» **PROBLEM**
Return only the lines from the top of the data down to the one that holds "const yLabelExponents = [9, 12, 15];", both included, without any pictures.

» **RECORDED INFORMATION**
- - - - -

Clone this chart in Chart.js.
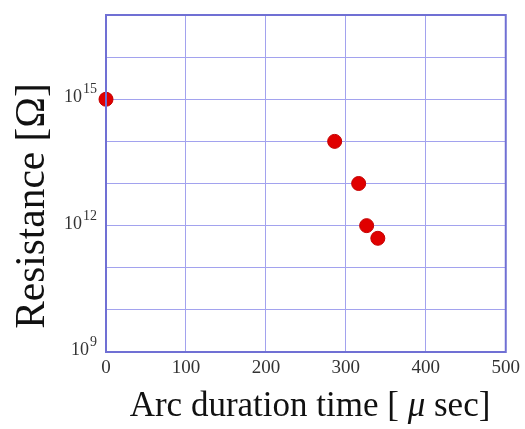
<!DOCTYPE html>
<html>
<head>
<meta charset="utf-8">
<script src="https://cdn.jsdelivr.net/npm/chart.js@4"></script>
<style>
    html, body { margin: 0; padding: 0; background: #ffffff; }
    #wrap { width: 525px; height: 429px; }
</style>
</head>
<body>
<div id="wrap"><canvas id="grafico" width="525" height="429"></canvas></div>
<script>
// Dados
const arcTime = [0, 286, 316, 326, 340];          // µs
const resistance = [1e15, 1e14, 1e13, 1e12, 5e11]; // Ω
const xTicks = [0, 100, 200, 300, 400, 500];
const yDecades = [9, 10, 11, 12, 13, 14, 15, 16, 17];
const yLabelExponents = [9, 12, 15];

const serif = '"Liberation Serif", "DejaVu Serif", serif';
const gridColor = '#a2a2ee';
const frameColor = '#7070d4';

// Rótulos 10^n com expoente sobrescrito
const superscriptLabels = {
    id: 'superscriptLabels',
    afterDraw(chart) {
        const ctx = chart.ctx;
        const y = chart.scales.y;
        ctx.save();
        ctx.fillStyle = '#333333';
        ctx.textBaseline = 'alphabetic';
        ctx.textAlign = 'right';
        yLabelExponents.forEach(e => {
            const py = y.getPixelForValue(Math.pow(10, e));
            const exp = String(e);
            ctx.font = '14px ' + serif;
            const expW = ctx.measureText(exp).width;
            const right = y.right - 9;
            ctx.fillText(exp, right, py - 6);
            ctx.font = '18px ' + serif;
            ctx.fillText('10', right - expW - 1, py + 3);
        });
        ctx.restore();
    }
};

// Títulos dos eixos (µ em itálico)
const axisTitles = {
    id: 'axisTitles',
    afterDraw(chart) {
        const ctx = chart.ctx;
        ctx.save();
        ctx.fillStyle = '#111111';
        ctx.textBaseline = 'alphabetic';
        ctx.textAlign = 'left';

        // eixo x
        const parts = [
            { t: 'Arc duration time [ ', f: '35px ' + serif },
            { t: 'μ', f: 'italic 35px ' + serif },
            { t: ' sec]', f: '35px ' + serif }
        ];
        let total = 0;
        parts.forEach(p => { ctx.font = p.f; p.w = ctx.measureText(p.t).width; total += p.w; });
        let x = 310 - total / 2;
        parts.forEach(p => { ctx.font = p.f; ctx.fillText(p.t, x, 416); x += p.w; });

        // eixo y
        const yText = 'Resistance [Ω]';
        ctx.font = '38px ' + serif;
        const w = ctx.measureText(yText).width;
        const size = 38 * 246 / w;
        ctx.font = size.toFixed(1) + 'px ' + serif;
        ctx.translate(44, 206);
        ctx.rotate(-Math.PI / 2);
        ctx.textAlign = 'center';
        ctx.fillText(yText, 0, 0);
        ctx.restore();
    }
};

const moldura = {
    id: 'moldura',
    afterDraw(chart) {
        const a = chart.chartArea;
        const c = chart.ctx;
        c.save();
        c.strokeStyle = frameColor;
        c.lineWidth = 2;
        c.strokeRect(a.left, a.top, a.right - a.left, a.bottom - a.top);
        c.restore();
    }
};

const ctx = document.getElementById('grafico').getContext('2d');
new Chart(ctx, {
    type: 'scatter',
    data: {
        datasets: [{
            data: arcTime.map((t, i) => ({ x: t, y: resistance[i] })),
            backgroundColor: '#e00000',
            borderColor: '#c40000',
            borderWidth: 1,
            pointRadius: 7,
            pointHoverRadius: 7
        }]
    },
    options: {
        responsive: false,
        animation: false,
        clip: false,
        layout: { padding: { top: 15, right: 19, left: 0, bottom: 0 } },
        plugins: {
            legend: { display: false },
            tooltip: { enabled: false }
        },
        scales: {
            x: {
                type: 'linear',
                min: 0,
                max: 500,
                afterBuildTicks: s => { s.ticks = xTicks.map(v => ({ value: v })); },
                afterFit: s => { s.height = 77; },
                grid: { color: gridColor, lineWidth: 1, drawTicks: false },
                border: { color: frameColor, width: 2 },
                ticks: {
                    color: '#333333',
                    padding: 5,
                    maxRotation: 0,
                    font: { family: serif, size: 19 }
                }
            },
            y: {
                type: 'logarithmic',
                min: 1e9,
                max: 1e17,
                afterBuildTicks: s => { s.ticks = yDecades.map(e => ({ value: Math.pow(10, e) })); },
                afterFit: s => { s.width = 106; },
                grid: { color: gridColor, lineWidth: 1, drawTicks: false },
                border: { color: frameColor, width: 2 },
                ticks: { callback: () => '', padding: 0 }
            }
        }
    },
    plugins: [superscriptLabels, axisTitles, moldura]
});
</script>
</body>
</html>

- - - - -

» **WRITTEN SOLUTION**
Clone this chart in Chart.js.
<!DOCTYPE html>
<html>
<head>
<meta charset="utf-8">
<script src="https://cdn.jsdelivr.net/npm/chart.js@4"></script>
<style>
    html, body { margin: 0; padding: 0; background: #ffffff; }
    #wrap { width: 525px; height: 429px; }
</style>
</head>
<body>
<div id="wrap"><canvas id="grafico" width="525" height="429"></canvas></div>
<script>
// Dados
const arcTime = [0, 286, 316, 326, 340];          // µs
const resistance = [1e15, 1e14, 1e13, 1e12, 5e11]; // Ω
const xTicks = [0, 100, 200, 300, 400, 500];
const yDecades = [9, 10, 11, 12, 13, 14, 15, 16, 17];
const yLabelExponents = [9, 12, 15];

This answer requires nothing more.